Protein Requirement Recommendation

The requirement indicated by the meta-analysis (a median requirement of 105 mg nitrogen/kg per day or 0.66 g/kg per day of protein) can be accepted as the best estimate of a population average requirement for healthy adults.

General recommendation

For adults, the protein requirement per kg body weight is considered to be the same for both sexes, at all ages, and for all body weights within the acceptable range. The value accepted for the safe level of intake is 0.83 g/kg per day, for proteins with a protein digestibility-corrected amino acid score value of 1.0. No safe upper limit has been identified... (p. 242)

Range Body weight Safe level of protein intake (score 1.0)
From 40 kg 33 g per day
To 80 kg 66 g per day

Amino Acid Requirements of Adults

Amino acid  mg/kg per day  mg/g protein
Histidine 10 15
Isoleucine 20 30
Leucine 39 59
Lysine 30 45
Methionine 10 16
Cystine 4 6
Methionine + cysteine 15 22
Phenylalanine + tyrosine 25 30
Threonine 15 23
Tryptophan 4 6
Valine  26 39

Protein Requirement Definition

Protein requirement can be defined as: the lowest level of dietary protein intake that will balance the losses of nitrogen from the body, and thus maintain the body protein mass, in persons at energy balance with modest levels of physical activity, plus, in children or in pregnant or lactating women, the needs associated with the deposition of tissues or the secretion of milk at rates consistent with good health.

To satisfy the metabolic demand, the dietary protein must contain adequate and digestible amounts of nutritionally indispensable amino acids (histidine, isoleucine, leucine, lysine, methionine, phenylalanine, threonine, tryptophan and valine), and amino acids that can become indispensable under specific physiological or pathological conditions (conditionally indispensable: e.g. cysteine, tyrosine, taurine, glycine,arginine, glutamine and proline), plus sufficient total amino acid nitrogen, which can be supplied from any of the above amino acids, from dispensable amino acids (aspartic acid, asparagine, glutamic acid, alanine and serine) or from other sources of non-essential nitrogen. 

At present, no method is entirely reliable for determining the dietary requirement for indispensable amino acids. The available nitrogen balance data have been shown to yield greatly differing estimates according to the assumptions about unmeasured nitrogen losses and the statistical method employed to analyse the balance data.

Additional Citation

A more active person expends greater amounts of energy, consumes greater amounts of food, and hence has a higher absolute level of protein consumption. Since, with increasing activity, the demand for amino acids and nitrogen increases to a much lesser extent (if at all) than energy demands, it becomes easier to satisfy nitrogen demands, and the amino acid pattern of the diet becomes of lesser importance. In contrast, as activity levels fall, food consumption falls and hence absolute protein intake falls, so any relative imbalance between the pattern of amino acids provided by the diet and the pattern required by the body will become more evident. Thus, at lower levels of food consumption, a diet that might have been adequate for protein at high levels of activity, may no longer be adequate at lower levels of activity.

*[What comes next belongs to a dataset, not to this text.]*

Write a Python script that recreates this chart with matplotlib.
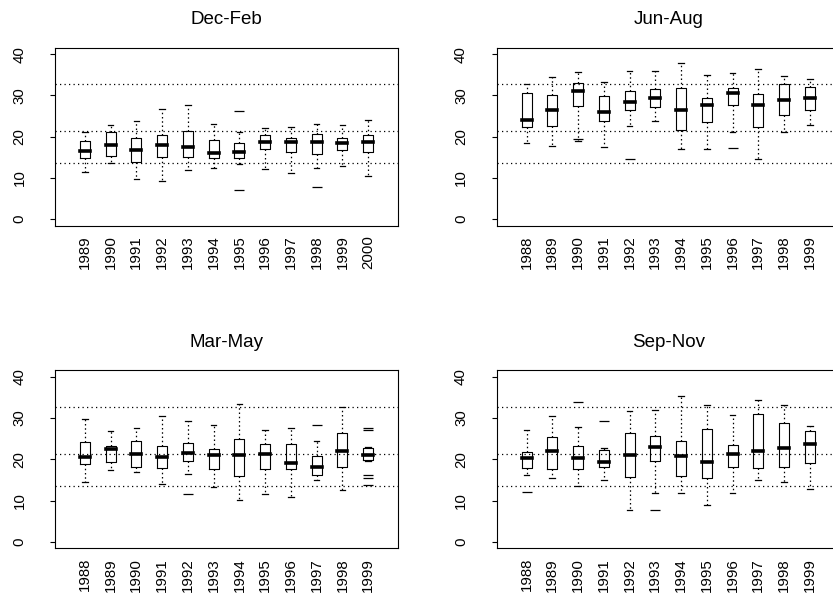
import numpy as np
import matplotlib
matplotlib.use("Agg")
import matplotlib.pyplot as plt

plt.rcParams['font.family'] = ['Liberation Sans', 'DejaVu Sans']

# reference lines (same in every panel)
ref_lines = [32.7, 21.3, 13.5]

# Dec-Feb, 1989-2000
djf_years = [str(y) for y in range(1989, 2001)]
djf_lo = [11.5, 13.7, 9.8, 9.3, 11.9, 12.4, 13.4, 12.1, 11.3, 12.3, 12.8, 10.4]
djf_q1 = [14.9, 15.3, 13.9, 15.0, 15.1, 14.8, 14.8, 17.0, 16.2, 15.8, 16.7, 16.2]
djf_med = [16.6, 18.0, 16.7, 18.0, 17.6, 16.0, 16.2, 18.7, 18.7, 18.7, 18.4, 18.7]
djf_q3 = [18.9, 21.1, 19.8, 20.3, 21.5, 19.2, 18.5, 20.5, 19.7, 20.7, 19.8, 20.5]
djf_hi = [21.2, 22.8, 23.8, 26.8, 27.6, 23.2, 21.2, 22.0, 22.4, 23.0, 22.8, 24.1]
djf_out = [[], [], [], [], [], [], [26.3, 7.0], [], [], [7.9], [], []]

# Jun-Aug, 1988-1999
jja_years = [str(y) for y in range(1988, 2000)]
jja_lo = [18.5, 17.7, 18.9, 17.5, 22.5, 23.7, 17.0, 17.0, 21.2, 14.6, 21.2, 22.9]
jja_q1 = [22.4, 22.7, 27.4, 23.9, 26.4, 27.2, 21.7, 23.6, 27.6, 22.4, 25.3, 26.6]
jja_med = [24.1, 26.5, 31.2, 26.0, 28.5, 29.3, 26.6, 27.7, 30.5, 27.7, 28.8, 29.4]
jja_q3 = [30.6, 30.1, 33.1, 29.8, 31.1, 31.5, 31.8, 29.3, 31.9, 30.3, 32.7, 32.0]
jja_hi = [32.8, 34.6, 35.8, 33.2, 36.0, 36.0, 38.0, 34.9, 35.4, 36.4, 34.7, 33.9]
jja_out = [[], [], [19.4], [], [14.7], [], [], [], [17.3], [], [], []]

# Mar-May, 1988-1999
mam_years = [str(y) for y in range(1988, 2000)]
mam_lo = [14.4, 17.5, 16.9, 14.1, 16.5, 13.3, 10.2, 11.5, 10.8, 14.9, 12.5, 19.6]
mam_q1 = [18.9, 19.4, 18.2, 17.8, 19.7, 17.7, 15.9, 17.7, 17.6, 16.3, 18.2, 19.9]
mam_med = [20.5, 22.6, 21.3, 20.5, 21.5, 21.1, 21.1, 21.3, 19.1, 18.1, 21.9, 21.0]
mam_q3 = [24.1, 23.3, 24.4, 23.2, 24.0, 22.5, 25.0, 23.7, 23.7, 20.7, 26.3, 22.8]
mam_hi = [29.9, 26.8, 27.6, 30.4, 29.3, 28.4, 33.5, 27.2, 27.6, 24.5, 32.8, 23.0]
mam_out = [[], [], [], [], [11.6], [], [], [], [], [28.4], [], [27.7, 27.1, 16.2, 15.5, 13.7]]

# Sep-Nov, 1988-1999
son_years = [str(y) for y in range(1988, 2000)]
son_lo = [16.1, 15.4, 13.4, 14.9, 7.8, 11.7, 11.7, 8.9, 11.7, 14.9, 14.4, 12.9]
son_q1 = [17.9, 17.6, 17.7, 18.1, 15.8, 19.6, 16.0, 15.5, 18.2, 18.0, 18.2, 19.0]
son_med = [20.3, 22.0, 20.2, 19.3, 21.1, 23.0, 20.8, 19.3, 21.3, 22.0, 22.7, 23.7]
son_q3 = [21.7, 25.4, 23.2, 22.3, 26.3, 25.6, 24.4, 27.4, 23.5, 31.0, 28.8, 26.8]
son_hi = [27.2, 30.6, 27.9, 22.8, 31.7, 31.9, 35.3, 33.2, 30.7, 34.5, 33.1, 28.0]
son_out = [[12.0], [], [33.9], [29.3], [], [7.6], [], [], [], [], [], []]


def make_stats(lo, q1, med, q3, hi, out):
    return [dict(whislo=a, q1=b, med=c, q3=d, whishi=e, fliers=f)
            for a, b, c, d, e, f in zip(lo, q1, med, q3, hi, out)]


def panel(ax, title, years, stats):
    n = len(years)
    pos = np.arange(1, n + 1)
    ax.bxp(stats, positions=pos, widths=0.39, capwidths=0.22,
           boxprops=dict(color='black', linewidth=0.8),
           medianprops=dict(color='black', linewidth=2.6, solid_capstyle='projecting'),
           whiskerprops=dict(color='black', linewidth=0.9, linestyle=(0, (1.2, 2.2))),
           capprops=dict(color='black', linewidth=0.9),
           flierprops=dict(marker='_', markersize=7, markeredgewidth=0.9,
                           markeredgecolor='black'))
    for v in ref_lines:
        ax.axhline(v, color='black', linewidth=0.9, linestyle=(0, (1, 2.6)), zorder=0)
    ax.set_xlim(-0.16, n + 1.16)
    ax.set_ylim(-1.6, 41.6)
    ax.set_yticks([0, 10, 20, 30, 40])
    ax.set_yticklabels(['0', '10', '20', '30', '40'], rotation=90, va='center')
    ax.set_xticks(pos)
    ax.set_xticklabels(years, rotation=90, va='top', ha='center')
    ax.tick_params(axis='y', direction='out', length=3.6, width=0.8, pad=17, labelsize=10.8)
    ax.tick_params(axis='x', length=0, pad=7, labelsize=10.8)
    for s in ax.spines.values():
        s.set_linewidth(0.8)
    ax.set_title(title, fontsize=13.5, pad=17)


fig = plt.figure(figsize=(8.33, 6.04), dpi=100)
W, H = 833.0, 604.0
pw, ph = 343.0, 178.0
ax1 = fig.add_axes([55 / W, 1 - 225.7 / H, pw / W, ph / H])
ax2 = fig.add_axes([496.7 / W, 1 - 225.7 / H, pw / W, ph / H])
ax3 = fig.add_axes([55 / W, 1 - 548.3 / H, pw / W, ph / H])
ax4 = fig.add_axes([496.7 / W, 1 - 548.3 / H, pw / W, ph / H])

panel(ax1, 'Dec-Feb', djf_years, make_stats(djf_lo, djf_q1, djf_med, djf_q3, djf_hi, djf_out))
panel(ax2, 'Jun-Aug', jja_years, make_stats(jja_lo, jja_q1, jja_med, jja_q3, jja_hi, jja_out))
panel(ax3, 'Mar-May', mam_years, make_stats(mam_lo, mam_q1, mam_med, mam_q3, mam_hi, mam_out))
panel(ax4, 'Sep-Nov', son_years, make_stats(son_lo, son_q1, son_med, son_q3, son_hi, son_out))

fig.savefig('out.png', dpi=100)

The pathways of amino acid metabolism and interchange are critically dependent upon an adequate micronutrient status, and hence upon the amount and quality of food consumed.

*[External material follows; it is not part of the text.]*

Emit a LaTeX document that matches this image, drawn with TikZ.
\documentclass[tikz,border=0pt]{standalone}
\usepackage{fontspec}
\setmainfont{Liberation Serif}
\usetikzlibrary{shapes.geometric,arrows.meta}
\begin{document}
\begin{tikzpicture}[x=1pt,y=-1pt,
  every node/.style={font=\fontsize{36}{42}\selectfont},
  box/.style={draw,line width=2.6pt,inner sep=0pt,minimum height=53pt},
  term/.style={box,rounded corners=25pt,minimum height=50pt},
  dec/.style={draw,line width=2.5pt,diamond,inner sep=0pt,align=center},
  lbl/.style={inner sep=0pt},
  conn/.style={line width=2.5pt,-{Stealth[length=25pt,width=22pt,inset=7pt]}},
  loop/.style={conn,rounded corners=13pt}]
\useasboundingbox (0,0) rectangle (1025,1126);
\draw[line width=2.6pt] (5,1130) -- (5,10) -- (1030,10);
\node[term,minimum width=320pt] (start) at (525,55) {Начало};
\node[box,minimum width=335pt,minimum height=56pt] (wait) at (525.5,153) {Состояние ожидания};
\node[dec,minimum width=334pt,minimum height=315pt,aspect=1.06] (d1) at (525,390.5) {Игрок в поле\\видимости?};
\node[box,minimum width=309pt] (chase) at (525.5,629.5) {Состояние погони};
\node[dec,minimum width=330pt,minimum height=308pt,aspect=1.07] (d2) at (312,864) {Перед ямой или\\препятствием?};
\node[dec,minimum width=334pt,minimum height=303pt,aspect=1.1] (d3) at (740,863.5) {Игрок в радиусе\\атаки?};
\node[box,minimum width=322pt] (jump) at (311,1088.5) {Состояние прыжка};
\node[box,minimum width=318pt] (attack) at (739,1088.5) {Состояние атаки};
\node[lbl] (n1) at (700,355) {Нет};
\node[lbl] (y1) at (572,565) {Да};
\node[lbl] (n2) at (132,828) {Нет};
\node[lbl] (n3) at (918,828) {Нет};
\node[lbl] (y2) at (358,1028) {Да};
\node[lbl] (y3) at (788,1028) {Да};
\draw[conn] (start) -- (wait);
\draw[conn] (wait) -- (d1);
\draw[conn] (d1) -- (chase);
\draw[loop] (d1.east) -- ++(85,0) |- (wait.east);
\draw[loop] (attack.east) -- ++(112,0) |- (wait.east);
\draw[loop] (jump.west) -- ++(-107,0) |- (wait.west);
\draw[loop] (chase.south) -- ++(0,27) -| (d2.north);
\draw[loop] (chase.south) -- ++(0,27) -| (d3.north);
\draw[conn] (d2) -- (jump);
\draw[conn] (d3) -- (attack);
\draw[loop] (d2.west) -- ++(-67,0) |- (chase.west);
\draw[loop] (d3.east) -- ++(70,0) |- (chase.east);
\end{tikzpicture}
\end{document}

While activity can increase the demand for protein, the extent of this may be minimized by training and by adequate and appropriate energy intake.

The dietary supply of nitrogen-containing compounds into the system is predominantly protein, but also includes free amino acids, nucleotides and creatine, each of which may be important for health. 

 ...There is significant secretion of proteins associated with the processes of digestion and absorption. Most proteins are digested and the resulting amino acids or peptides absorbed

...The “efficiency” of utilization of indispensable amino acids depends upon the total nitrogen and the form of nitrogen in the diet. The higher the total nitrogen in the diet, the lower the consumption of indispensable amino acids to achieve nitrogen balance.

 ...The requirement for indispensable amino acids is not an absolute value, but can be expressed only in relation to the total nitrogen intake. The demonstration that the consumption of any form of dispensable nitrogen reduces the need for indispensable nitrogen implies that at lower levels of total nitrogen consumption, indispensable amino acids are being used inefficiently as a source of nitrogen for the formation of dispensable amino acids.

The human organism can and does tolerate a wide range of dietary protein concentrations at no obvious cost. The difficulty for defining nutritional requirements for protein and amino acids lies in identifying the lower and upper limits of this intake range, beyond which any further adaptation may involve costs of one sort or another.